US authorities say the agent was acting in self-defence as he sought to repel a group of would-be migrants hurling rocks. The boy's family claim Hernández was innocently playing with friends. Neither version of the events has been confirmed by multiple eyewitness accounts reported on each side of the border.

The video, taken from a nearby pedestrian bridge shows three people running from the US bank of the river, towards Mexico, chased by border patrol agents. One of them is caught by an agent who drags him along the ground, keeping one arm outstretched towards Mexico with what looks like a gun in his hand.

The sound of shots follows and a voice is heard shouting: "He's hit him, the idiot, he's hit him." Another voice adds: "It's because they are throwing stones."

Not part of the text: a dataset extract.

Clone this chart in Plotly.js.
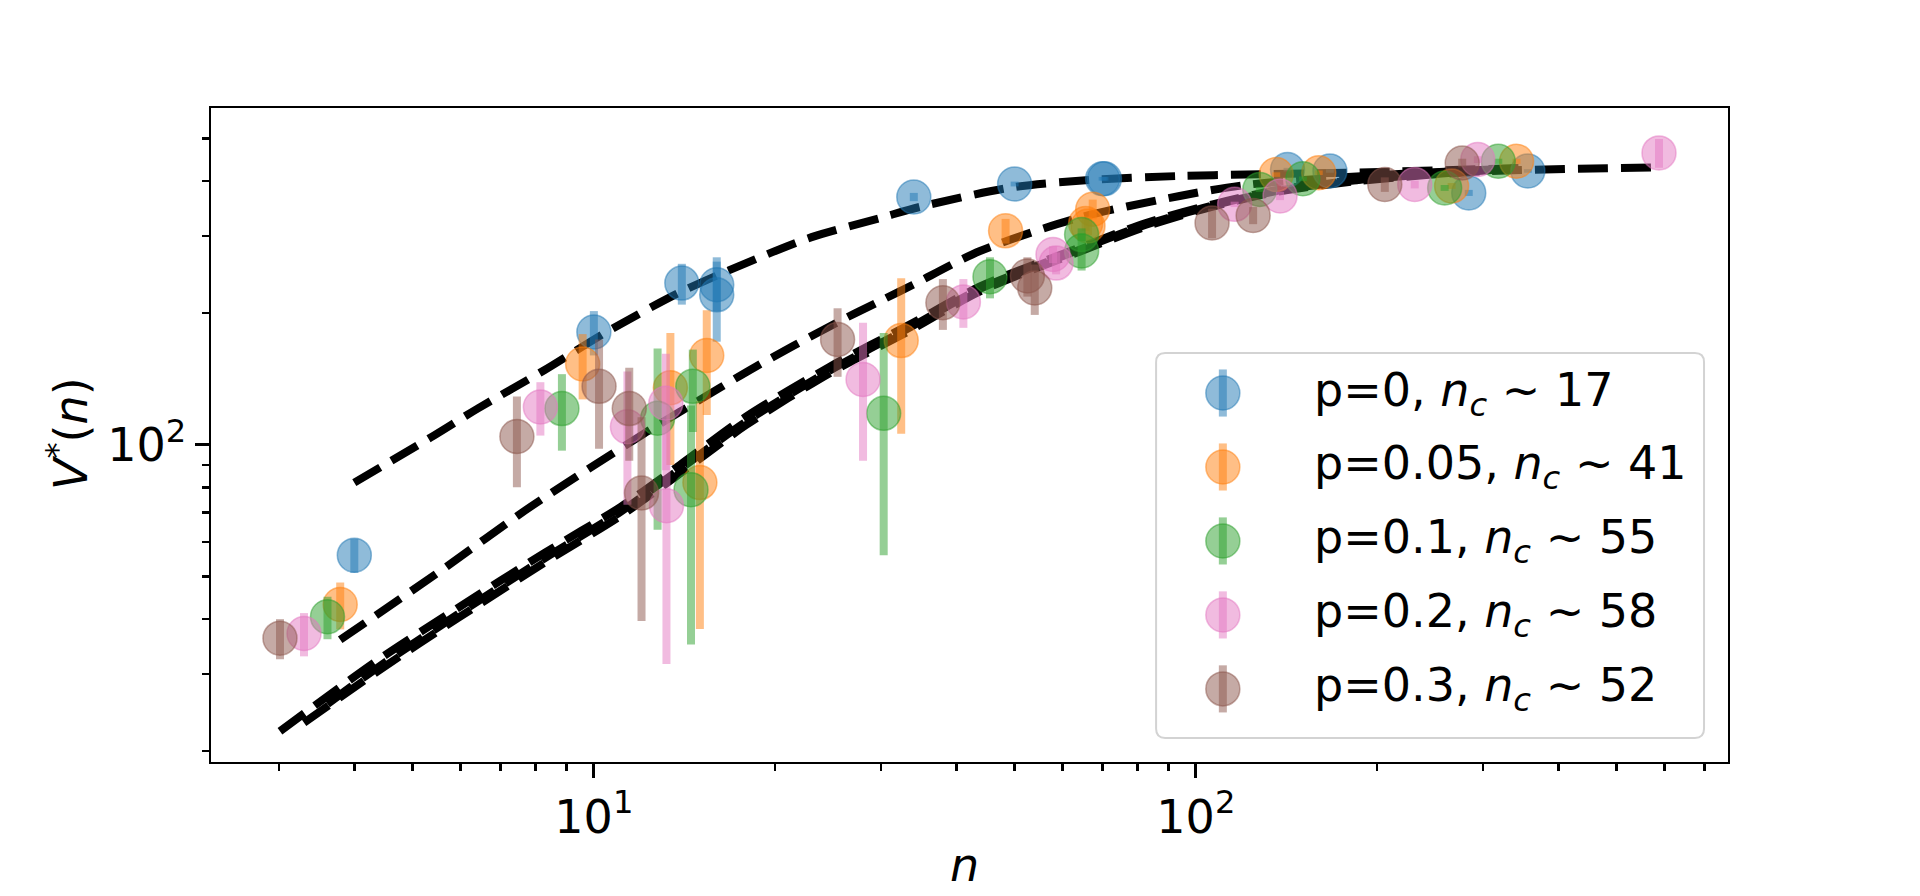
<!DOCTYPE html>
<html>
<head>
<meta charset="utf-8">
<script src="https://cdn.plot.ly/plotly-3.0.1.min.js"></script>
<style>
  html, body { margin: 0; padding: 0; background: #fff; }
  #graph { width: 1920px; height: 896px; }
</style>
</head>
<body>
<div id="graph"></div>
<script>
const labels = ['p=0', 'p=0.05', 'p=0.1', 'p=0.2', 'p=0.3'];
const ncValues = [17, 41, 55, 58, 52];
const colors = [[31,119,180], [255,127,14], [44,160,44], [227,119,194], [140,86,75]];

// measured V*(n) with error bars, one block per p
const nP0  = [4.0, 10.0, 14.0, 16.0, 16.0, 34.0, 50.0, 70.0, 70.5, 142, 167, 284, 356];
const vP0  = [56, 181, 234, 232, 220, 368, 394, 405, 405, 425, 422, 376, 422];
const eP0  = [5, 21, 25, 30, 48, 8, 5, 4, 4, 4, 4, 6, 4];

const nP05 = [3.79, 9.58, 13.4, 15.0, 15.4, 32.4, 48.3, 65.6, 66.2, 67.4, 136, 160, 266, 341];
const vP05 = [43.2, 153, 135, 82, 160, 173, 308, 320, 316, 345, 414, 418, 390, 444];
const eP05 = [5.3, 26, 45, 44, 43, 67, 20, 12, 15, 18, 5, 5, 6, 6];

const nP1  = [3.61, 8.85, 12.76, 14.5, 14.6, 30.3, 45.5, 64.6, 64.6, 127.7, 150.6, 259, 318];
const vP1  = [40.5, 121, 115, 79, 136, 118, 242, 302, 277, 383, 405, 386, 444];
const eP1  = [4.5, 24, 51, 44, 29, 62, 26, 10, 27, 5, 5, 6, 6];

const nP2  = [3.30, 8.15, 11.37, 13.17, 13.2, 28.0, 41.1, 57.9, 58.6, 116, 138, 231, 294, 588];
const vP2  = [37.1, 122, 110, 124.5, 72.6, 141, 212, 272, 260, 354, 370, 393, 448, 464];
const eP2  = [4.2, 17, 37, 37, 41, 49, 27, 12, 15, 5, 8, 8, 8, 35];

const nP3  = [3.01, 7.45, 10.2, 11.45, 12.0, 25.4, 38.0, 52.5, 54.0, 106.4, 124.5, 206, 277];
const vP3  = [36.2, 104.5, 136, 121, 77.6, 174, 211, 243, 228, 321, 334, 393, 440];
const eP3  = [3.8, 24.5, 38, 29, 38, 31, 28, 25, 30, 25, 15, 15, 10];

// fitted curves (dashed)
const fitN0  = [4.0, 5.36, 6.41, 8.27, 10.5, 13.9, 17.9, 23, 30, 35, 50, 68, 94, 121, 178, 356];
const fitV0  = [82, 104, 121, 148, 181, 223, 260, 298, 330, 350, 388, 403, 411, 414, 418, 429];
const fitN05 = [3.79, 5.5, 7.86, 12.1, 13.9, 18.6, 25.3, 29.9, 33.9, 43.8, 64, 94, 121, 185, 341];
const fitV05 = [35.9, 51, 72.3, 106, 119, 151, 190, 213, 232, 277, 330, 370, 392, 410, 428];
const fitN1  = [3.61, 4.37, 5.94, 8.27, 11.1, 13.9, 17.9, 24.7, 33.9, 43.8, 64.1, 82.6, 106.7, 138, 185, 318];
const fitV1  = [25.6, 31.0, 41.0, 55.0, 70.5, 88, 113, 148, 187, 227, 279, 318, 352, 381, 402, 425];
const fitN2  = [3.30, 4.37, 5.94, 8.27, 11.1, 13.9, 17.9, 24.7, 33.9, 43.8, 64.1, 82.6, 106.7, 138, 185, 300, 588];
const fitV2  = [23.2, 30.4, 40.2, 53.8, 69, 86, 111, 146, 184, 224, 276, 315, 350, 379, 400, 421, 430];
const fitN3  = [3.01, 4.37, 5.94, 8.27, 11.1, 13.9, 17.9, 24.7, 33.9, 43.8, 64.1, 82.6, 106.7, 138, 185, 277];
const fitV3  = [22.2, 32.2, 42.4, 56.6, 72.3, 90, 116, 151, 190, 230, 282, 321, 354, 383, 403, 423];

const xMajor = [10, 100];
const xMajorText = ['10<sup>1</sup>', '10<sup>2</sup>'];
const xMinor = [3, 4, 5, 6, 7, 8, 9, 20, 30, 40, 50, 60, 70, 80, 90, 200, 300, 400, 500, 600, 700];
const yMajor = [100];
const yMajorText = ['10<sup>2</sup>'];
const yMinor = [20, 30, 40, 50, 60, 70, 80, 90, 200, 300, 400, 500];

const seriesN = [nP0, nP05, nP1, nP2, nP3];
const seriesV = [vP0, vP05, vP1, vP2, vP3];
const seriesE = [eP0, eP05, eP1, eP2, eP3];
const fitN = [fitN0, fitN05, fitN1, fitN2, fitN3];
const fitV = [fitV0, fitV05, fitV1, fitV2, fitV3];

const FONT = 'DejaVu Sans, sans-serif';
const FS = 46;

function rgba(c, a) { return 'rgba(' + c.join(',') + ',' + a + ')'; }

const traces = [];

// dashed fits go first so the translucent markers sit over them
for (let i = 0; i < fitN.length; i++) {
  traces.push({
    x: fitN[i], y: fitV[i],
    mode: 'lines',
    line: {color: 'black', width: 8, dash: '30px,13px', shape: 'spline', smoothing: 0.8},
    showlegend: false, hoverinfo: 'skip'
  });
}

for (let i = 0; i < seriesN.length; i++) {
  traces.push({
    x: seriesN[i], y: seriesV[i],
    mode: 'markers',
    name: labels[i],
    marker: {size: 34, color: rgba(colors[i], 0.5), line: {color: rgba(colors[i], 0.5), width: 1.5}},
    error_y: {type: 'data', array: seriesE[i], visible: true, color: rgba(colors[i], 0.5), thickness: 8, width: 0},
    showlegend: false, hoverinfo: 'skip'
  });
}

// hand-built legend (plotly caps legend marker size)
const legX = 0.667, legTextX = 0.7258, legTop = 0.5642, legStep = 0.1131;
const annotations = [];
for (let i = 0; i < labels.length; i++) {
  const y = legTop - i * legStep;
  traces.push({
    x: [legX], y: [y], xaxis: 'x2', yaxis: 'y2',
    mode: 'markers',
    marker: {size: 34, color: rgba(colors[i], 0.5), line: {color: rgba(colors[i], 0.5), width: 1.5}},
    error_y: {type: 'constant', value: 0.036, visible: true, color: rgba(colors[i], 0.5), thickness: 8, width: 0},
    showlegend: false, hoverinfo: 'skip'
  });
  annotations.push({
    xref: 'paper', yref: 'paper', x: legTextX, y: y,
    xanchor: 'left', yanchor: 'middle', showarrow: false,
    text: labels[i] + ', <i>n</i><sub><i>c</i></sub> \u223C ' + ncValues[i],
    font: {family: FONT, size: FS, color: 'black'}
  });
}

annotations.push({
  xref: 'paper', yref: 'paper', x: 0.497, y: -0.1575,
  xanchor: 'center', yanchor: 'middle', showarrow: false,
  text: '<i>n</i>', font: {family: FONT, size: FS, color: 'black'}
});
annotations.push({
  xref: 'paper', yref: 'paper', x: -0.0943, y: 0.503,
  xanchor: 'center', yanchor: 'middle', showarrow: false, textangle: -90,
  text: '<i>V</i><sup>*</sup>(<i>n</i>)', font: {family: FONT, size: FS, color: 'black'}
});

function roundRect(x0, y0, x1, y1, rx, ry) {
  return 'M' + (x0 + rx) + ',' + y0 + ' L' + (x1 - rx) + ',' + y0 +
    ' Q' + x1 + ',' + y0 + ' ' + x1 + ',' + (y0 + ry) +
    ' L' + x1 + ',' + (y1 - ry) +
    ' Q' + x1 + ',' + y1 + ' ' + (x1 - rx) + ',' + y1 +
    ' L' + (x0 + rx) + ',' + y1 +
    ' Q' + x0 + ',' + y1 + ' ' + x0 + ',' + (y1 - ry) +
    ' L' + x0 + ',' + (y0 + ry) +
    ' Q' + x0 + ',' + y0 + ' ' + (x0 + rx) + ',' + y0 + ' Z';
}

const axisCommon = {
  type: 'log',
  showgrid: false, zeroline: false,
  showline: true, linecolor: 'black', linewidth: 1.6, mirror: true,
  ticks: 'outside', ticklen: 14, tickwidth: 3, tickcolor: 'black',
  tickfont: {family: FONT, size: FS, color: 'black'},
  tickmode: 'array'
};

const layout = {
  width: 1920, height: 896,
  margin: {l: 211, r: 192, t: 108, b: 134, pad: 0},
  paper_bgcolor: 'white', plot_bgcolor: 'white',
  showlegend: false,
  xaxis: Object.assign({}, axisCommon, {
    range: [0.364, 2.884],
    tickvals: xMajor, ticktext: xMajorText,
    minor: {tickmode: 'array', tickvals: xMinor, ticks: 'outside', ticklen: 7, tickwidth: 2.5, tickcolor: 'black', showgrid: false}
  }),
  yaxis: Object.assign({}, axisCommon, {
    range: [1.276, 2.769],
    tickvals: yMajor, ticktext: yMajorText,
    minor: {tickmode: 'array', tickvals: yMinor, ticks: 'outside', ticklen: 7, tickwidth: 2.5, tickcolor: 'black', showgrid: false}
  }),
  xaxis2: {overlaying: 'x', range: [0, 1], visible: false, anchor: 'y2'},
  yaxis2: {overlaying: 'y', range: [0, 1], visible: false, anchor: 'x2'},
  shapes: [{
    type: 'path', xref: 'paper', yref: 'paper', layer: 'below',
    path: roundRect(0.623, 0.0367, 0.9842, 0.6254, 0.006, 0.014),
    line: {color: '#d3d3d3', width: 2}, fillcolor: 'rgba(255,255,255,0.8)'
  }],
  annotations: annotations
};

Plotly.newPlot('graph', traces, layout, {displayModeBar: false, staticPlot: true});
</script>
</body>
</html>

The video contradicts an account by FBI spokeswoman Andrea Simmons who previously said: "This agent, who had the second subject detained on the ground, gave verbal commands to the remaining subjects to stop and retreat. However, the subjects surrounded the agent and continued to throw rocks at him. The agent then fired his service weapon several times, striking one subject who later died."

Simmons also told the Associated Press that Mexican soldiers arrived at the scene soon after the shooting and pointed their guns at the border patrol agents while bystanders shouted insults and threw rocks and firecrackers their way, forcing them to withdraw. The Mexican army denied they had been present at the scene, but the federal police confirmed they had "secured" the area after the incident.

A spokesman for the state prosecutor's office, Arturo Sandoval, told reporters that the boy died six metres inside Mexico and that the fatal shot was fired from relatively close range. This has boosted charges from Hernández's family that agent may have crossed into Mexican territory to shoot the boy, and that others tried to cross later to recover evidence.

Beyond the events themselves, the character of the victim has also become a point of conflict. US officials told the El Paso Times that Hernández was on the El Paso juvenile smugglers most-wanted list. But his relatives have showed Mexican reporters school certificates they say prove he was a hard-working student. The family has also announced it will be filing charges in the US courts in search of a murder conviction.

Today, another Mexican killed by border patrol agents was buried in San Diego. Anastasio Hernández, 42, died on 28 May after he was shocked with a stun gun at the San Ysidro border crossing that separates San Diego and Tijuana.

The furore has prompted opposition party leaders in Mexico to accuse the government of being unacceptably timid in its response to the shooting, which has been limited to a couple of statements bemoaning the "disproportionate use of force" and calling on the US authorities to investigate.